Залившись краской, Голубь все-таки поднял голову и тихо ответил:
- Хорошо, я постараюсь. Так вот, это произошло чуть больше года назад, когда в общей спальне были только мы с ним, учили уроки на грядущий день. Ты ведь знаешь, Иван старше нас на год, поскольку на момент зачисления в гимназию не так хорошо говорил и писал по-русски, вот его и определили в младший класс. И поначалу мальчишки, конечно, могли посмеяться на ним, еще не зная про его увлечение... до тех пор, пока он однажды злобно не взглянул в сторону очередного обидчика и не замахнулся на него линейкой. Было в этом что-то такое... Не знаю даже, как сказать, что-то, отчего становилось не по себе даже заправским шалунам. Когда мальчишки просто балуются, они так не выглядят. А в Иване было сразу видно, что он не шутит. Потом он успокоился и вновь начал вести себя как обычно, но в тот день, когда мы были одни... Он все никак не мог выучить не то деление дробей, не то еще что-то... или задачу решить, и внезапно резко вскочил на ноги, поставил учебник к решетке своей кровати, сыпля каким-то латинскими ругательствами, и взял одну из своих деревянных поделок, которую как раз завершил накануне зубрежки. А дальше прямо на моих глазах он, с криком, кажется: "Враг будет повержен!" проткнул книгу почти насквозь. И этого ему оказалось мало: Иван потом еще выдирал из нее страницы со словами "Гори в Аду, проклятая бумага!", не помню точно, я не знаю латынь так же хорошо, как он. И лишь спустя время он вспомнил, что находится там не один и, увидев меня, на мгновение смутился, но затем просто встал, собрал остатки учебника, и вышел в коридор.
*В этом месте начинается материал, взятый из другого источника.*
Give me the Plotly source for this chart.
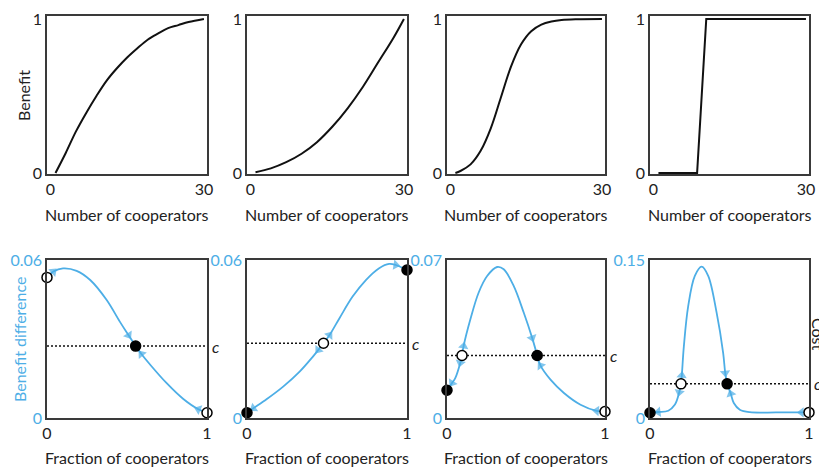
import plotly.graph_objects as go

# ---------------- data ----------------
# Top row: benefit vs number of cooperators
top1_x = [1, 3, 5, 7, 9, 11, 13, 15, 17, 19, 21, 23, 25, 27, 30]
top1_y = [0, 0.13, 0.27, 0.39, 0.5, 0.6, 0.68, 0.75, 0.81, 0.865, 0.905, 0.94, 0.96, 0.98, 1.0]
top2_x = [1, 4, 7, 10, 13, 16, 19, 22, 25, 28, 30]
top2_y = [0.005, 0.03, 0.07, 0.125, 0.2, 0.3, 0.42, 0.56, 0.72, 0.88, 1.0]
top3_x = [1, 2, 4, 6, 8, 10, 12, 14, 16, 18, 20, 22, 25, 30]
top3_y = [0, 0.013, 0.056, 0.144, 0.29, 0.49, 0.69, 0.835, 0.92, 0.963, 0.983, 0.993, 0.998, 1.0]
top4_x = [1, 8.6, 10.4, 30]
top4_y = [0, 0, 1, 1]

# Bottom row: benefit difference vs fraction of cooperators
bot1_x = [0, 0.04, 0.10, 0.185, 0.27, 0.373, 0.456, 0.51, 0.554, 0.59, 0.644, 0.748, 0.852, 0.946, 1.0]
bot1_y = [0.0534, 0.0556, 0.0568, 0.0559, 0.0524, 0.0448, 0.0365, 0.0314, 0.0273, 0.0243, 0.0203, 0.0132, 0.0072, 0.0033, 0.002]
bot1_fixed = [0, 8, 14]
bot1_stable = [False, True, False]
bot1_c = 0.0273

bot2_x = [0, 0.04, 0.122, 0.226, 0.329, 0.412, 0.445, 0.478, 0.516, 0.578, 0.66, 0.743, 0.826, 0.888, 0.93, 1.0]
bot2_y = [0.002, 0.0037, 0.0071, 0.0119, 0.0176, 0.0233, 0.0258, 0.0284, 0.0315, 0.0379, 0.0461, 0.0524, 0.0569, 0.0585, 0.0581, 0.0562]
bot2_fixed = [0, 7, 15]
bot2_stable = [True, False, True]
bot2_c = 0.0284

bot3_x = [0, 0.032, 0.053, 0.084, 0.095, 0.105, 0.148, 0.2, 0.254, 0.317, 0.359, 0.422, 0.486, 0.539, 0.571, 0.592, 0.655, 0.74, 0.845, 0.947, 1.0]
bot3_y = [0.0123, 0.0155, 0.0178, 0.0244, 0.0277, 0.0318, 0.0437, 0.0555, 0.0629, 0.0669, 0.0659, 0.0585, 0.0466, 0.0355, 0.0277, 0.0232, 0.017, 0.0111, 0.0059, 0.0032, 0.0029]
bot3_fixed = [0, 4, 14, 20]
bot3_stable = [True, False, True, False]
bot3_c = 0.0277

bot4_x = [0, 0.052, 0.115, 0.157, 0.184, 0.195, 0.2, 0.213, 0.24, 0.282, 0.325, 0.366, 0.419, 0.46, 0.473, 0.485, 0.508, 0.527, 0.565, 0.628, 0.795, 0.952, 1.0]
bot4_y = [0.005, 0.0057, 0.0069, 0.0127, 0.0244, 0.0324, 0.0403, 0.0682, 0.106, 0.135, 0.1437, 0.135, 0.1, 0.0619, 0.0428, 0.0324, 0.0231, 0.0143, 0.0079, 0.0055, 0.0053, 0.0053, 0.0053]
bot4_fixed = [0, 5, 15, 22]
bot4_stable = [True, False, True, False]
bot4_c = 0.0324

bot_ymax = [0.06, 0.06, 0.07, 0.15]
bot_ytick_text = ["0.06", "0.06", "0.07", "0.15"]

# ---------------- style ----------------
OFF = 8  # default page body margin in the exported HTML
W, H = 827 - OFF, 468 - OFF
BLUE = "#4DAEE6"
DARK = "#222222"
FONT = "Lato"
FS = 16
col_px = [(47, 207), (247, 407), (447, 605), (650, 809)]
top_px = (16, 174)
bot_px = (260, 418)


def px_x(p):
    return (p - OFF) / W


def px_y(p):
    return 1 - (p - OFF) / H


def xd(a, b):
    return [px_x(a), px_x(b)]


def yd(t, b):
    return [px_y(b), px_y(t)]


fig = go.Figure()

axis_common = dict(showgrid=False, zeroline=False, showline=True, mirror=True,
                   linecolor="#3a3a3a", linewidth=1.5, ticks="", automargin=False,
                   tickfont=dict(family=FONT, size=FS, color=DARK))

tops = [(top1_x, top1_y, "spline"), (top2_x, top2_y, "spline"),
        (top3_x, top3_y, "spline"), (top4_x, top4_y, "linear")]
for i, (tx, ty, shape) in enumerate(tops):
    n = i + 1
    xa = "x" if n == 1 else f"x{n}"
    ya = "y" if n == 1 else f"y{n}"
    fig.add_trace(go.Scatter(x=tx, y=ty, xaxis=xa, yaxis=ya, mode="lines",
                             line=dict(color="#111111", width=2, shape=shape),
                             hoverinfo="skip"))
    fig.update_layout(**{
        f"xaxis{'' if n == 1 else n}": dict(axis_common, domain=xd(*col_px[i]), anchor=ya,
                                            range=[-0.66, 30.6], tickvals=[0, 30]),
        f"yaxis{'' if n == 1 else n}": dict(axis_common, domain=yd(*top_px), anchor=xa,
                                            range=[-0.0065, 1.019], tickvals=[0, 1]),
    })

bots = [(bot1_x, bot1_y, bot1_fixed, bot1_stable, bot1_c),
        (bot2_x, bot2_y, bot2_fixed, bot2_stable, bot2_c),
        (bot3_x, bot3_y, bot3_fixed, bot3_stable, bot3_c),
        (bot4_x, bot4_y, bot4_fixed, bot4_stable, bot4_c)]

annotations = []
for i, (bx, by, fixed, stable, c) in enumerate(bots):
    n = i + 5
    xa, ya = f"x{n}", f"y{n}"
    fig.update_layout(**{
        f"xaxis{n}": dict(axis_common, domain=xd(*col_px[i]), anchor=ya,
                          range=[0, 1], tickvals=[0, 1]),
        f"yaxis{n}": dict(axis_common, domain=yd(*bot_px), anchor=xa,
                          range=[0, bot_ymax[i]], tickvals=[0, bot_ymax[i]],
                          ticktext=["0", bot_ytick_text[i]],
                          tickfont=dict(family=FONT, size=FS, color=BLUE)),
    })
    # dotted cost line
    fig.add_trace(go.Scatter(x=[0, 1], y=[c, c], xaxis=xa, yaxis=ya, mode="lines",
                             line=dict(color="#111111", width=1.5, dash="2px,2px"),
                             hoverinfo="skip"))
    # curve segments between fixed points with direction arrows
    for a, b in zip(fixed[:-1], fixed[1:]):
        idx = list(range(a, b + 1))
        mid = (a + b) // 2
        if by[mid] < c:
            idx = idx[::-1]
        sx = [bx[k] for k in idx]
        sy = [by[k] for k in idx]
        sizes = [0] * len(idx)
        sizes[1] = 9
        sizes[-2] = 9
        fig.add_trace(go.Scatter(x=sx, y=sy, xaxis=xa, yaxis=ya, mode="lines+markers",
                                 line=dict(color=BLUE, width=1.8, shape="spline"),
                                 marker=dict(symbol="triangle-up", size=sizes, color=BLUE,
                                             angleref="previous", line=dict(width=0)),
                                 cliponaxis=False, hoverinfo="skip"))
    # fixed points
    fig.add_trace(go.Scatter(x=[bx[k] for k in fixed], y=[by[k] for k in fixed],
                             xaxis=xa, yaxis=ya, mode="markers",
                             marker=dict(size=10, symbol="circle",
                                         color=["#000000" if s else "#ffffff" for s in stable],
                                         line=dict(color="#000000", width=1.5)),
                             cliponaxis=False, hoverinfo="skip"))
    annotations.append(dict(text="<i>c</i>", x=px_x(col_px[i][1] + 3), xref="paper",
                            y=c, yref=ya, xanchor="left", yanchor="middle", showarrow=False,
                            font=dict(family=FONT, size=FS, color=DARK)))

for i in range(4):
    cx = px_x((col_px[i][0] + col_px[i][1]) / 2)
    annotations.append(dict(text="Number of cooperators", x=cx, y=px_y(215),
                            xref="paper", yref="paper", showarrow=False,
                            xanchor="center", yanchor="middle",
                            font=dict(family=FONT, size=FS, color=DARK)))
    annotations.append(dict(text="Fraction of cooperators", x=cx, y=px_y(457),
                            xref="paper", yref="paper", showarrow=False,
                            xanchor="center", yanchor="middle",
                            font=dict(family=FONT, size=FS, color=DARK)))

annotations.append(dict(text="Benefit", x=px_x(23), y=px_y(96), xref="paper", yref="paper",
                        showarrow=False, textangle=-90, xanchor="center", yanchor="middle",
                        font=dict(family=FONT, size=FS, color=DARK)))
annotations.append(dict(text="Benefit difference", x=px_x(19), y=px_y(340), xref="paper",
                        yref="paper", showarrow=False, textangle=-90, xanchor="center",
                        yanchor="middle", font=dict(family=FONT, size=FS, color=BLUE)))
annotations.append(dict(text="Cost", x=px_x(819), y=px_y(334), xref="paper", yref="paper",
                        showarrow=False, textangle=90, xanchor="center", yanchor="middle",
                        font=dict(family=FONT, size=FS, color=DARK)))

fig.update_layout(width=W, height=H, margin=dict(l=0, r=0, t=0, b=0),
                  paper_bgcolor="white", plot_bgcolor="white", showlegend=False,
                  annotations=annotations)

fig.write_html("out.html")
После этого я не отваживался даже с ним заговорить.
Закончив рассказ, Голубь снова опустил голову, словно терзаясь чувством вины. Коля с трудом заставил того остаться и ответить на самый главный вопрос:
- А после того случая он подобное тоже вытворял? И, наверное, уже не с учебниками? Ты знаешь что-нибудь об этом?
Голубев помотал головой. Его губы уже дрожали.
- Н-нет, я не знаю, я ничего больше не знаю, только... Пожалуйста, я не хочу больше об этом говорить. Я лишь прошу тебя, Сказитель: будь осторожнее. Не хочу, чтобы с тобой что-то случилось.
- Вот тебе и раз, а еще переживал, что меня девчонкой из-за медальона начнут считать! - не выдержал Коля, - а сам стоит здесь и блеет, едва не хныча, не пойми почему! И ты еще считаешься тезкой декабриста! Тьфу, да и только! Не могу больше слушать твое нытье! Не можешь или не хочешь говорить - как пожелаешь!
Резко развернувшись на одной ноге, Мансуров направился прочь. Его очень злило, что бесхарактерный Голубь не смог дать ответа, почему из всего класса лишь Хорек твердо уверен, что Жибер против него не пойдет. Ведь они с Иваном не были близкими друзьями, да и по характерам отличались, их роднила только пальма первенства по успеваемости. Но этого было явно недостаточно, чтобы заслужить уважение Ивана. Выходит, Тригорин совершил при нем что-то еще, нечто из ряда вон. Но что это могло быть?
В голову Коли сразу полезли версии из сюжетов его же историй, к примеру, о том, что как-то раз Иван оказался в опасности, а Хорек его спас. Но все это казалось слишком невероятным. Нужно было узнать правду. И поведать ее мог Коле уже не мнительный Голубев, а кто-то более хладнокровный и не боящийся своей тени. Такой как Принц.